Had a sewer dude out with his ‘scope Friday. Watched on the monitor as he pushed a camera through our pipes, like a public colonoscopy. Tree roots woven evenly through 1942 clay, from one end to the other. “It’s a miracle this system hasn’t totally collapsed,” dude said.

Decided to get ahead of the game. With trenchless line replacement, they don’t dig your yard. Instead they attach a conical steel anvil to the end of a length of HDPE (not PVC) pipe — HDPE is more flexible, can bend without deforming in a 4′ radius. Draw a cable through the old line. Attach one end to the anvil, the other to a honkin’ winch on a big old truck. And start pulling. The anvil breaks the old pipe into tiny pieces in the soil where it lies, leaving the HDPE in its place. Cut, attach the ends to existing system, split.
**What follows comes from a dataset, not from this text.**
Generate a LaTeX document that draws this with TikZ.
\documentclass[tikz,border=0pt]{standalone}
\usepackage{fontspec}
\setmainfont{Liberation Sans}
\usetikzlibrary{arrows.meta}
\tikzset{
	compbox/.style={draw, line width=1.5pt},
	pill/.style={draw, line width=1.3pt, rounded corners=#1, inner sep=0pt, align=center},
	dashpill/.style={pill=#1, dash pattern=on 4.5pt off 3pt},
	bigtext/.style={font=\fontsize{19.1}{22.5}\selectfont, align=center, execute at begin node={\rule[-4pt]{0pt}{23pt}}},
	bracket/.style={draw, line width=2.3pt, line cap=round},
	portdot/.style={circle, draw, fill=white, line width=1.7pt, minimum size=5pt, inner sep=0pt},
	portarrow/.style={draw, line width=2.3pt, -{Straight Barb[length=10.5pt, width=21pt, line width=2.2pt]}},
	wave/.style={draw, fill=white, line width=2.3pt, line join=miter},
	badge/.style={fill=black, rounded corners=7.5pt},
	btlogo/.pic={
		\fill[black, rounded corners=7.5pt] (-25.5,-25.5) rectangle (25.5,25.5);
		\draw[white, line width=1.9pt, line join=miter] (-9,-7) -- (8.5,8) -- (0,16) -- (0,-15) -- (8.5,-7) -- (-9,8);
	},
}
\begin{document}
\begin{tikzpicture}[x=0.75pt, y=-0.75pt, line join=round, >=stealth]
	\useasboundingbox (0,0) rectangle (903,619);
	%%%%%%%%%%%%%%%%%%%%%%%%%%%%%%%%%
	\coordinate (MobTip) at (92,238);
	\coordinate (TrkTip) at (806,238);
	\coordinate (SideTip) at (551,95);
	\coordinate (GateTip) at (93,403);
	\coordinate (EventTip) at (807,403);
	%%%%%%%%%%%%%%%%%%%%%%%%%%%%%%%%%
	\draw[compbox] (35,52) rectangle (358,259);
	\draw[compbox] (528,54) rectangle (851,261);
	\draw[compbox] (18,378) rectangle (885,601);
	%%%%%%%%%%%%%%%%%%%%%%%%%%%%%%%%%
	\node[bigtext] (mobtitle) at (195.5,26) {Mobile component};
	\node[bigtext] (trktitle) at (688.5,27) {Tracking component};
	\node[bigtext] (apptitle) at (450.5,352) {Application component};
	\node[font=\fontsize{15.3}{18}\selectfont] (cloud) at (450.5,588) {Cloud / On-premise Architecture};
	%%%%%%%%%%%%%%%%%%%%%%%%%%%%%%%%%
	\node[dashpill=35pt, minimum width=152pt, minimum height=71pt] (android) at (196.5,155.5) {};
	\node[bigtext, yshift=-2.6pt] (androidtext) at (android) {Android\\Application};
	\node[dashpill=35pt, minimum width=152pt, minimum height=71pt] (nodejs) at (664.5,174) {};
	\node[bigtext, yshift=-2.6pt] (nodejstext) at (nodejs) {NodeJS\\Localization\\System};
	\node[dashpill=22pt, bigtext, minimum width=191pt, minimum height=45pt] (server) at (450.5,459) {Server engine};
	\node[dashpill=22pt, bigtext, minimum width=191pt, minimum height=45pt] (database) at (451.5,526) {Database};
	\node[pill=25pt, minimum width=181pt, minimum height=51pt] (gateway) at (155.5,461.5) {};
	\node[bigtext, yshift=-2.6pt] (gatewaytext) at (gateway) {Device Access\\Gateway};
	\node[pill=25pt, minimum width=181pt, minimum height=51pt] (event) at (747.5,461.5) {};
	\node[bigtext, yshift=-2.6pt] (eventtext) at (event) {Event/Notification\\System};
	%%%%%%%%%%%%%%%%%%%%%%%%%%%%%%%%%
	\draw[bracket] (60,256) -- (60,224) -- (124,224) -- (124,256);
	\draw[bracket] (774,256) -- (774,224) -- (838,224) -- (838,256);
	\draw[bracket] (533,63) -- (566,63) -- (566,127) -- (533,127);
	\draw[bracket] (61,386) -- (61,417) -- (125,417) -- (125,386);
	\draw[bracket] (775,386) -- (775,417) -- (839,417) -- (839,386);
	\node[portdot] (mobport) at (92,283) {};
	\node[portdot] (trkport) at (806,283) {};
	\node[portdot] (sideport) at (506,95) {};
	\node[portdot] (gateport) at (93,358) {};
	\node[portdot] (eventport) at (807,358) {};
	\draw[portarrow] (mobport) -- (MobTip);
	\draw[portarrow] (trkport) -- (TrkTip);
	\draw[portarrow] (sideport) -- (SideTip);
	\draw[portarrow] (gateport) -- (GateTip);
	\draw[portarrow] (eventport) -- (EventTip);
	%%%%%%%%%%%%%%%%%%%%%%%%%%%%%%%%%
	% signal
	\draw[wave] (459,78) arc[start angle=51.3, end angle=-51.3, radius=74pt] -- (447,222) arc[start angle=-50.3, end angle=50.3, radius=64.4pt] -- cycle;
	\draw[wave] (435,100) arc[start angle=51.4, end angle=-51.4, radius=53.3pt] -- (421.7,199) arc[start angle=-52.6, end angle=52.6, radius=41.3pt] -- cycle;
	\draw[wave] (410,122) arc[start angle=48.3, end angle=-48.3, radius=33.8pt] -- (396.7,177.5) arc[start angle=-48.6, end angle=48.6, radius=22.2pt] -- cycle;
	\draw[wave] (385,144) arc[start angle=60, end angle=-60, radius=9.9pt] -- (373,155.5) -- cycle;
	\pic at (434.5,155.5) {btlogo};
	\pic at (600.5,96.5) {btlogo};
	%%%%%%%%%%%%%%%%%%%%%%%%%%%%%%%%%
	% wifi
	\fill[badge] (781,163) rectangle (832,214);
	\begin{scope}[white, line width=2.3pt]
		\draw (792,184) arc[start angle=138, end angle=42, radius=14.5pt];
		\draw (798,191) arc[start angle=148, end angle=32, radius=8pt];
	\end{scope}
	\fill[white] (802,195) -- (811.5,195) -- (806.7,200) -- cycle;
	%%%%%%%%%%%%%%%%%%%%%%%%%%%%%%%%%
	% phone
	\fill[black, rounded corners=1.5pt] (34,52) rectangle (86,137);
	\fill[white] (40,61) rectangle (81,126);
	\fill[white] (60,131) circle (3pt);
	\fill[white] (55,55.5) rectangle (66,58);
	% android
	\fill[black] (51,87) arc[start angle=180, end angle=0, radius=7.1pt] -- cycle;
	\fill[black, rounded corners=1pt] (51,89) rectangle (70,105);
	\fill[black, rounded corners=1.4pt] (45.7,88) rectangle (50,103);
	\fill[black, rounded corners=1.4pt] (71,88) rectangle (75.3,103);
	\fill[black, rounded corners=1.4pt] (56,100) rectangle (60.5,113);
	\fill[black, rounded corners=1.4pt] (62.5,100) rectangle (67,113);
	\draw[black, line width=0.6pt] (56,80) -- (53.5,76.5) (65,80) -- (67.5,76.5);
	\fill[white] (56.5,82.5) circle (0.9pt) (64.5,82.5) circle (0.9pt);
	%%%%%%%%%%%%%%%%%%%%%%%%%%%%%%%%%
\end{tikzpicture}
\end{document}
The weird thing about sewer work is that you spend all this money and have nothing tangible to show for it. The toilet flushes just like it did before. Can’t see nothin’ different. Amy said that when our friends come over we can invite them to go hog-wild.
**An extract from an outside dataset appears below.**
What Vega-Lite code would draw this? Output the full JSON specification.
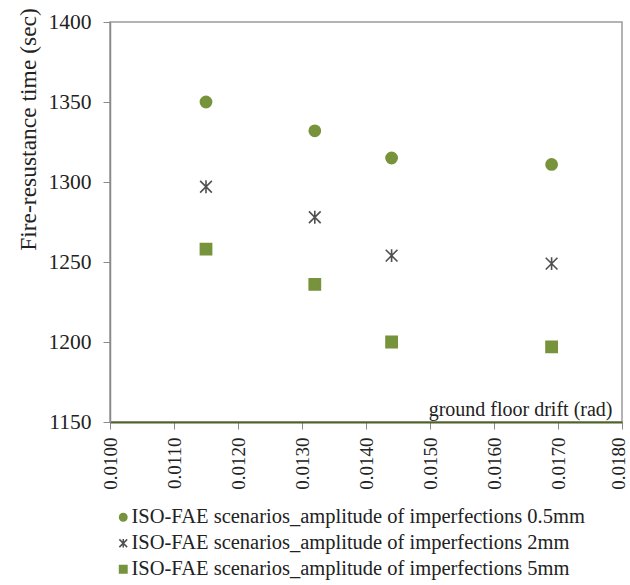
{
  "$schema": "https://vega.github.io/schema/vega-lite/v6.json",
  "autosize": "none",
  "width": 512,
  "height": 400,
  "padding": {"left": 110, "top": 22, "right": 8, "bottom": 163},
  "background": "white",
  "config": {
    "font": "Liberation Serif",
    "style": {"guide-label": {"font": "Liberation Serif"}, "guide-title": {"font": "Liberation Serif"}},
    "view": {"stroke": "#9a9a9a", "strokeWidth": 1.5},
    "axis": {"grid": false, "labelColor": "#222", "titleColor": "#222", "titleFontWeight": "normal", "tickColor": "#8a8a8a", "domainColor": "#8a8a8a"}
  },
  "data": {
    "values": [
      {"drift": 0.0115, "time": 1350, "series": "ISO-FAE scenarios_amplitude of imperfections 0.5mm"},
      {"drift": 0.0132, "time": 1332, "series": "ISO-FAE scenarios_amplitude of imperfections 0.5mm"},
      {"drift": 0.0144, "time": 1315, "series": "ISO-FAE scenarios_amplitude of imperfections 0.5mm"},
      {"drift": 0.0169, "time": 1311, "series": "ISO-FAE scenarios_amplitude of imperfections 0.5mm"},
      {"drift": 0.0115, "time": 1297, "series": "ISO-FAE scenarios_amplitude of imperfections 2mm"},
      {"drift": 0.0132, "time": 1278, "series": "ISO-FAE scenarios_amplitude of imperfections 2mm"},
      {"drift": 0.0144, "time": 1254, "series": "ISO-FAE scenarios_amplitude of imperfections 2mm"},
      {"drift": 0.0169, "time": 1249, "series": "ISO-FAE scenarios_amplitude of imperfections 2mm"},
      {"drift": 0.0115, "time": 1258, "series": "ISO-FAE scenarios_amplitude of imperfections 5mm"},
      {"drift": 0.0132, "time": 1236, "series": "ISO-FAE scenarios_amplitude of imperfections 5mm"},
      {"drift": 0.0144, "time": 1200, "series": "ISO-FAE scenarios_amplitude of imperfections 5mm"},
      {"drift": 0.0169, "time": 1197, "series": "ISO-FAE scenarios_amplitude of imperfections 5mm"}
    ]
  },
  "mark": {"type": "point", "filled": true, "size": 125, "strokeWidth": 1.6, "opacity": 1},
  "encoding": {
    "x": {
      "field": "drift", "type": "quantitative",
      "scale": {"domain": [0.01, 0.018], "nice": false, "zero": false},
      "axis": {
        "values": [0.01, 0.011, 0.012, 0.013, 0.014, 0.015, 0.016, 0.017, 0.018],
        "format": ".4f", "labelAngle": -90, "labelFont": "Liberation Serif", "labelFontSize": 19, "labelPadding": 8, "tickSize": 7,
        "labelOffset": {"condition": {"test": "datum.value >= 0.0179", "value": -4}, "value": 0},
        "domainColor": "#4F6228", "domainWidth": 2,
        "title": "ground floor drift (rad)", "titleFont": "Liberation Serif", "titleFontSize": 20,
        "titleX": 502, "titleY": -7, "titleAlign": "right", "titleBaseline": "alphabetic", "titleAnchor": null
      }
    },
    "y": {
      "field": "time", "type": "quantitative",
      "scale": {"domain": [1150, 1400], "nice": false, "zero": false},
      "axis": {
        "values": [1150, 1200, 1250, 1300, 1350, 1400], "format": "d",
        "labelFont": "Liberation Serif", "labelFontSize": 21.5, "labelPadding": 12, "tickSize": 7, "domainWidth": 1.5,
        "title": "Fire-resustance time (sec)", "titleFont": "Liberation Serif", "titleFontSize": 23.5,
        "titleX": -82, "titleY": 107, "titleAngle": -90, "titleAlign": "center", "titleBaseline": "middle"
      }
    },
    "color": {
      "field": "series", "type": "nominal",
      "scale": {"range": ["#77933C", "#505050", "#77933C"]},
      "legend": {
        "title": null, "orient": "none", "legendX": 3, "legendY": 485,
        "labelFont": "Liberation Serif", "labelFontSize": 20.5, "labelColor": "#222",
        "symbolSize": 55, "labelOffset": -2, "rowPadding": 5, "symbolStrokeWidth": 1.5, "labelLimit": 600
      }
    },
    "stroke": {
      "field": "series", "type": "nominal",
      "scale": {"range": ["#77933C", "#505050", "#77933C"]}
    },
    "shape": {
      "field": "series", "type": "nominal",
      "scale": {"range": ["circle", "M-1.05,-1.05L1.05,1.05M-1.05,1.05L1.05,-1.05M0,-1.15L0,1.15", "square"]}
    }
  }
}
Music: Neil Young & Crazy Horse :: Sun Green

2 Replies to “Trenchless”

  1. I should snap a photo of the MONSTER DRAIN OUTFLOW-flow-flow that appeared after our $4K of drainage work. It sticks into the street, drains every gutter on the house except for a small 12″ section and just may generate whitewater.
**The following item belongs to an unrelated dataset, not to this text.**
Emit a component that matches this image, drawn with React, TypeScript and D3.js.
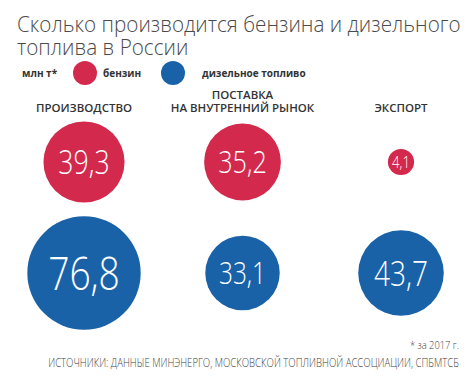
import React from "react";
import * as d3 from "d3";

const titleLines = ["Сколько производится бензина и дизельного", "топлива в России"];
const unitLabel = "млн т*";
const seriesNames = ["бензин", "дизельное топливо"];
const seriesColors = ["#d3294d", "#1a62a8"];
const categories = ["ПРОИЗВОДСТВО", "ПОСТАВКА\nНА ВНУТРЕННИЙ РЫНОК", "ЭКСПОРТ"];
const gasoline = [39.3, 35.2, 4.1];
const diesel = [76.8, 33.1, 43.7];
const footnote = "* за 2017 г.";
const source = "ИСТОЧНИКИ: ДАННЫЕ МИНЭНЕРГО, МОСКОВСКОЙ ТОПЛИВНОЙ АССОЦИАЦИИ, СПБМТСБ";

const W = 475;
const H = 380;
const FONT = "'Open Sans', 'Noto Sans', sans-serif";

const locale = d3.formatLocale({ decimal: ",", thousands: " ", grouping: [3], currency: ["", ""] });
const fmt = locale.format(".1f");

export default function App() {
  const x = d3.scalePoint<string>().domain(categories).range([84, 401]);
  const y = d3.scalePoint<string>().domain(seriesNames).range([162, 273]);
  const maxV = d3.max([...gasoline, ...diesel]) as number;
  const r = d3.scaleSqrt().domain([0, maxV]).range([0, 56.7]);
  const series = [gasoline, diesel];

  return (
    <svg width={W} height={H} style={{ position: "absolute", left: 0, top: 0, background: "#fff" }} fontFamily={FONT}>
      <rect width={W} height={H} fill="#fff" />
      {titleLines.map((t, i) => (
        <text key={i} transform={`translate(17,${32 + i * 23}) scale(0.92,1)`} fontSize={22.5} fontWeight={300} fill="#4a4a4a">
          {t}
        </text>
      ))}
      <g>
        <text x={22} y={77} fontSize={10} fontWeight={700} fill="#333">{unitLabel}</text>
        {seriesNames.map((s, i) => {
          const cx = i === 0 ? 85 : 173;
          return (
            <g key={s}>
              <circle cx={cx} cy={73} r={12} fill={seriesColors[i]} />
              <text x={cx + (i === 0 ? 18 : 29)} y={77} fontSize={10} fontWeight={700} fill="#333">{s}</text>
            </g>
          );
        })}
      </g>
      {categories.map((c) => {
        const lines = c.split("\n");
        return (
          <text key={c} x={x(c)} textAnchor="middle" fontSize={11.5} fontWeight={600} fill="#333">
            {lines.map((l, i) => (
              <tspan key={i} x={x(c)} y={112 - (lines.length - 1 - i) * 13}>{l}</tspan>
            ))}
          </text>
        );
      })}
      {series.map((vals, si) =>
        vals.map((v, ci) => {
          const cx = x(categories[ci]) as number;
          const cy = y(seriesNames[si]) as number;
          const rr = r(v);
          const fs = Math.max(16.5, rr * 0.82);
          return (
            <g key={si + "-" + ci}>
              <circle cx={cx} cy={cy} r={rr} fill={seriesColors[si]} />
              <text transform={`translate(${cx},${cy + fs * 0.36}) scale(0.8,1)`} textAnchor="middle" fontSize={fs} fontWeight={300} fill="#fff">
                {fmt(v)}
              </text>
            </g>
          );
        })
      )}
      <text transform="translate(459,349) scale(0.85,1)" textAnchor="end" fontSize={11} fontWeight={300} fill="#444">{footnote}</text>
      <text transform="translate(459,367) scale(0.8,1)" textAnchor="end" fontSize={12} fontWeight={300} fill="#444">{source}</text>
    </svg>
  );
}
    Have fun. Myself, I’d go with the trench. Cheap labor is less expensive than paying off that gee-whiz gizmolator. And strike one for John Henry.

  2. mneptok, do snap a pic – would like to see it. did you guys do area drains, swails, etc. or just french?

    reading up on trenchless and how happy people are with it, i’d say trenched sewage isn’t long for this world – there just isn’t a good reason for trenches anymore, except in situations where the winch can’t go or the pipe can’t bend (though I’ve heard of radiuses much smaller than 4′ being done).